Masque «d'officier de l'armée des singes»
On a tout vu et puis on tombe en arrêt devant ce masque de théâtre thaïlandais représentant un «officier supérieur de l'armée des singes», armée des singes qui dans le drame Thaï met en scène le Prince Rama et son épouse Sita en lutte contre les forces du Mal, appuyés par une armée de singes. Il y a unité du genre humain mais aussi diversité puisque le dragon à Mons est un animal maléfique mais un bon génie en Chine (on se souvient que lors du Nouvel-an chinois, le dragon de l'Empire du Milieu et le Doudou se sont rencontrés sur la grand-place).
Les masques d'Amazonie étonnent par la luxuriance de leurs couleurs qu'ils doivent à des plumes glorieuses et touffues (celles que l'on retrouve aussi sur les Gilles?).

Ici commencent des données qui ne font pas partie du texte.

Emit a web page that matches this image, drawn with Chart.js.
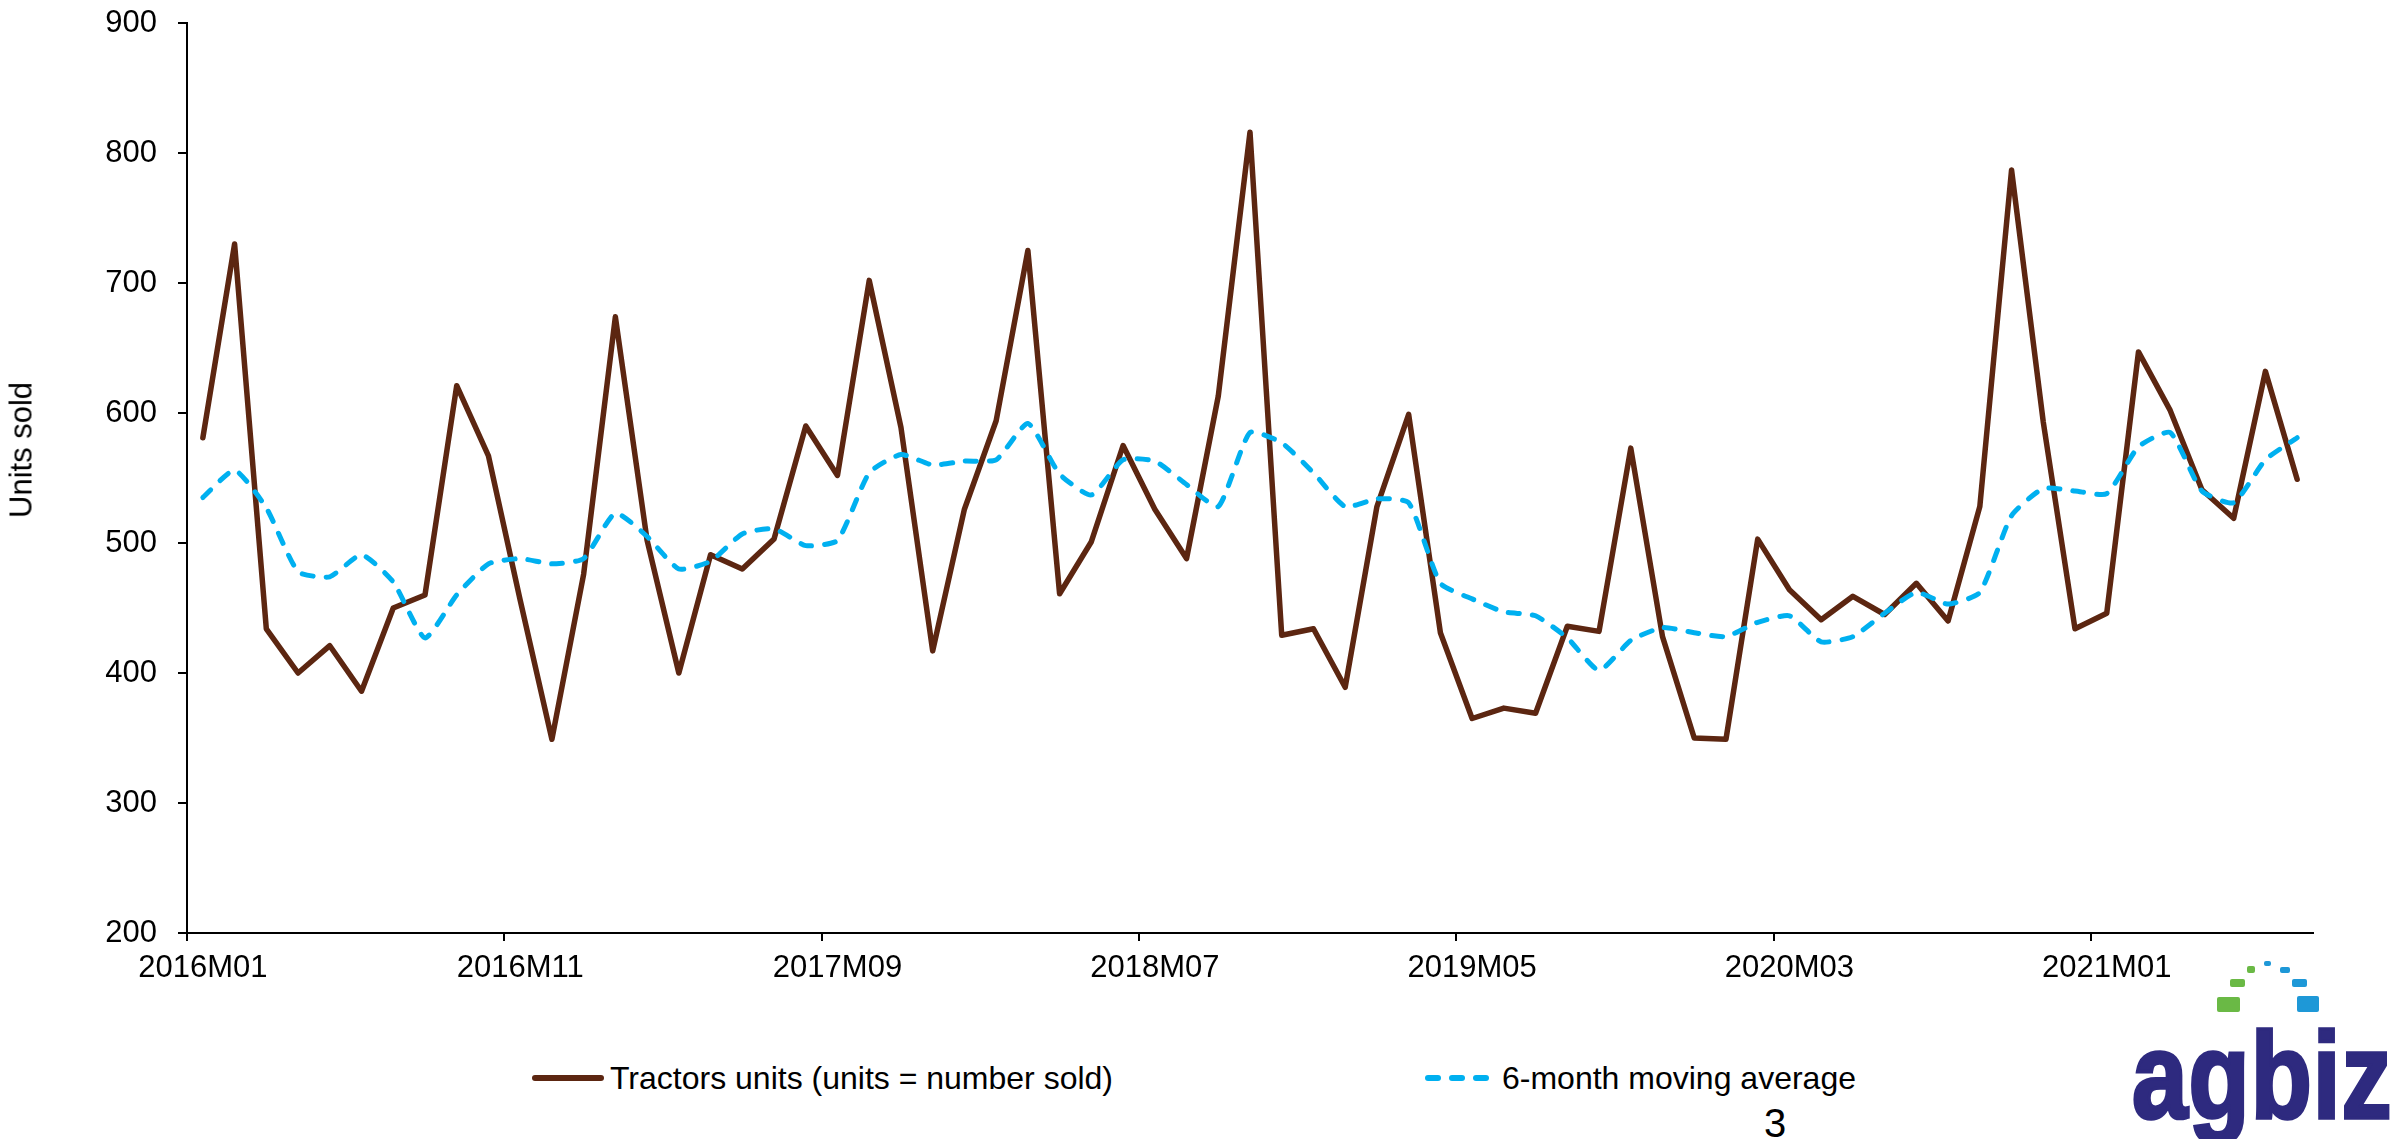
<!DOCTYPE html>
<html>
<head>
<meta charset="utf-8">
<script src="https://cdn.jsdelivr.net/npm/chart.js@4.4.1/dist/chart.umd.min.js"></script>
<style>
  html, body { margin: 0; padding: 0; background: #fff; }
  body { width: 2395px; height: 1139px; position: relative; overflow: hidden;
         font-family: "Liberation Sans", Arial, sans-serif; color: #000; }
  #wrap { position: absolute; left: 0; top: 0; width: 2395px; height: 1000px; }
  .ytitle { position: absolute; left: 21px; top: 450px; font-size: 31px; line-height: 31px;
            white-space: nowrap; transform: translate(-50%, -50%) rotate(-90deg); }
  .legtext { position: absolute; top: 1062px; font-size: 32px; line-height: 32px; white-space: nowrap; }
  .sw { position: absolute; border-radius: 3px; }
  .page { position: absolute; left: 1764px; top: 1103px; font-size: 40px; line-height: 40px; }
  .logo { position: absolute; left: 2132px; top: 1014px; font-size: 100px; line-height: 100px; font-weight: bold;
          letter-spacing: 1px; color: #2E2A7F; -webkit-text-stroke: 3px #2E2A7F;
          transform: scaleY(1.22); transform-origin: left top; white-space: nowrap; }
  .sq { position: absolute; border-radius: 2px; }
</style>
</head>
<body>
<div id="wrap"><canvas id="c"></canvas></div>
<div class="ytitle">Units sold</div>
<div id="legend"></div>
<div class="page">3</div>
<div class="logo">agbiz</div>
<div class="sq" style="left:2217px;top:997px;width:23px;height:15px;background:#6AB945"></div>
<div class="sq" style="left:2230px;top:979px;width:15px;height:8px;background:#6AB945"></div>
<div class="sq" style="left:2247px;top:966px;width:8px;height:7px;background:#6AB945"></div>
<div class="sq" style="left:2264px;top:961px;width:7px;height:5px;background:#1E98D7"></div>
<div class="sq" style="left:2280px;top:967px;width:10px;height:6px;background:#1E98D7"></div>
<div class="sq" style="left:2292px;top:979px;width:15px;height:8px;background:#1E98D7"></div>
<div class="sq" style="left:2297px;top:996px;width:22px;height:16px;background:#1E98D7"></div>
<script>
// ---- data ----
const months = [
  '2016M01','2016M02','2016M03','2016M04','2016M05','2016M06','2016M07','2016M08','2016M09','2016M10','2016M11','2016M12',
  '2017M01','2017M02','2017M03','2017M04','2017M05','2017M06','2017M07','2017M08','2017M09','2017M10','2017M11','2017M12',
  '2018M01','2018M02','2018M03','2018M04','2018M05','2018M06','2018M07','2018M08','2018M09','2018M10','2018M11','2018M12',
  '2019M01','2019M02','2019M03','2019M04','2019M05','2019M06','2019M07','2019M08','2019M09','2019M10','2019M11','2019M12',
  '2020M01','2020M02','2020M03','2020M04','2020M05','2020M06','2020M07','2020M08','2020M09','2020M10','2020M11','2020M12',
  '2021M01','2021M02','2021M03','2021M04','2021M05','2021M06','2021M07'
];
const tractorUnits = [
  581, 730, 434, 400, 421, 386, 450, 460, 621, 567,
  456, 349, 476, 674, 502, 400, 491, 480, 503, 590,
  552, 702, 589, 417, 526, 594, 725, 461, 501, 575,
  526, 488, 613, 816, 429, 434, 389, 528, 599, 431,
  365, 373, 369, 436, 432, 573, 428, 350, 349, 503,
  464, 441, 459, 445, 469, 440, 528, 787, 593, 434,
  446, 647, 602, 541, 519, 632, 549
];
const movingAverage6 = [
  535, 556, 527, 478, 474, 491, 470, 427, 460, 484,
  488, 484, 488, 523, 505, 480, 486, 507, 511, 498,
  502, 554, 568, 560, 563, 564, 592, 553, 537, 564,
  563, 545, 528, 585, 577, 554, 528, 534, 531, 469,
  457, 447, 444, 427, 402, 425, 435, 431, 428, 439,
  444, 424, 428, 446, 462, 453, 462, 521, 542, 540,
  538, 574, 585, 540, 531, 564, 581
];
const xTickLabels = ['2016M01','2016M11','2017M09','2018M07','2019M05','2020M03','2021M01'];
const yMin = 200, yMax = 900, yStep = 100;
const seriesNames = ['Tractors units (units = number sold)', '6-month moving average'];
const seriesColors = ['#5C2611', '#00B0F0'];

// ---- legend (HTML) ----
const leg = document.getElementById('legend');
leg.innerHTML =
  '<div class="sw" style="left:532px;top:1075px;width:72px;height:6px;background:' + seriesColors[0] + '"></div>' +
  '<div class="legtext" style="left:610px">' + seriesNames[0] + '</div>' +
  '<div class="sw" style="left:1425px;top:1075px;width:16px;height:6px;background:' + seriesColors[1] + '"></div>' +
  '<div class="sw" style="left:1449px;top:1075px;width:16px;height:6px;background:' + seriesColors[1] + '"></div>' +
  '<div class="sw" style="left:1473px;top:1075px;width:16px;height:6px;background:' + seriesColors[1] + '"></div>' +
  '<div class="legtext" style="left:1502px">' + seriesNames[1] + '</div>';

// ---- chart ----
const FONT = '"Liberation Sans", Arial, sans-serif';
const tickCol = c => (c.index !== undefined && c.index % 10 === 0) ? '#000' : 'rgba(0,0,0,0)';

new Chart(document.getElementById('c'), {
  type: 'line',
  data: {
    labels: months,
    datasets: [
      { label: seriesNames[0], data: tractorUnits, borderColor: seriesColors[0], backgroundColor: seriesColors[0],
        borderWidth: 5.5, pointRadius: 0, tension: 0, borderJoinStyle: 'round', borderCapStyle: 'round',
        fill: false, order: 1 },
      { label: seriesNames[1], data: movingAverage6, borderColor: seriesColors[1], backgroundColor: seriesColors[1],
        borderWidth: 5, borderDash: [11, 13], borderCapStyle: 'round', pointRadius: 0, tension: 0.18,
        fill: false, order: 0 }
    ]
  },
  options: {
    responsive: true,
    maintainAspectRatio: false,
    animation: false,
    layout: { padding: { left: 0, top: 23, right: 82, bottom: 0 } },
    plugins: { legend: { display: false }, tooltip: { enabled: false } },
    scales: {
      x: {
        type: 'category',
        offset: true,
        grid: { offset: true, drawOnChartArea: false, drawTicks: true, tickLength: 8, lineWidth: 2,
                color: tickCol, tickColor: tickCol },
        border: { display: true, color: '#000', width: 2 },
        ticks: {
          autoSkip: false, maxRotation: 0, minRotation: 0, padding: 9, color: '#000',
          font: { family: FONT, size: 31 },
          callback: function (v) { const l = this.getLabelForValue(v); return xTickLabels.includes(l) ? l : ''; }
        },
        afterFit: s => { s.height = 67; s.paddingLeft = 0; s.paddingRight = 0; }
      },
      y: {
        min: yMin, max: yMax,
        grid: { drawOnChartArea: false, drawTicks: true, tickLength: 9, lineWidth: 2, color: '#000' },
        border: { display: true, color: '#000', width: 2 },
        ticks: { stepSize: yStep, padding: 21, color: '#000', font: { family: FONT, size: 31 } },
        afterFit: s => { s.width = 187; s.paddingTop = 0; s.paddingBottom = 0; }
      }
    }
  }
});
</script>
</body>
</html>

IL y a toutes sortes de masques y compris des «masques» heaumes, voire des masques couvrant tout le corps: masque-heaume de hyène en Côte d'Ivoire, ce corps de licorne à Singapour. Du masque on peut passer en effet au déguisement du carnaval, le déguisement n'étant qu'une modalité du masque.
Ils collaborent avec le grand Manitou...
Chez les Indiens d'Amérique du Nord, tous les animaux des plaines, le coyote, le corbeau, l'araignée, l'oiseau-tonnerre sont des esprits, avatars du grand Manitou qui «travaillent avec lui au perfectionnement du monde». Dans cette série un étonnant masque à tête de moustique.
La visite du musée est bien conçue, avec des explications aux bons moments permettant de ne pas être perdu dans tout ce foisonnement. Même si cela ne fait pas partie de l'exposition spécifique (Jardins de l'imaginaire), il faut signaler ce personnage en Autriche qui avec la chèvre et le diable (notre père fouettard à ce qu'il me semble), sont des Schabs, des personnages habillés d'un costume de paille recouvrant tout le corps et le masquant en haut pour se terminer en pointe au-dessus de la tête. Les Schabs utilisent des fouets pour chasser les mauvais esprits et annoncer l'arrivée de Saint Nicolas. On trouve ainsi des syncrétismes entre les masques plus anciens, des croyances chrétiennes et modernes comme ce costume au Venezuela utilisé dans des manifestations écologiques. Cet avatar ultramoderne ne trahit pas le sens profond du masque qui, comme le rappelle Lévi-Strauss, le grand anthropologue français a comme tâche de faire le pont entre l'homme et la nature: «Le masque est à la fois l'homme et autre chose que l'homme: c'est le médiateur par excellence entre la société et la nature, et l'ordre naturel habituellement confondus.»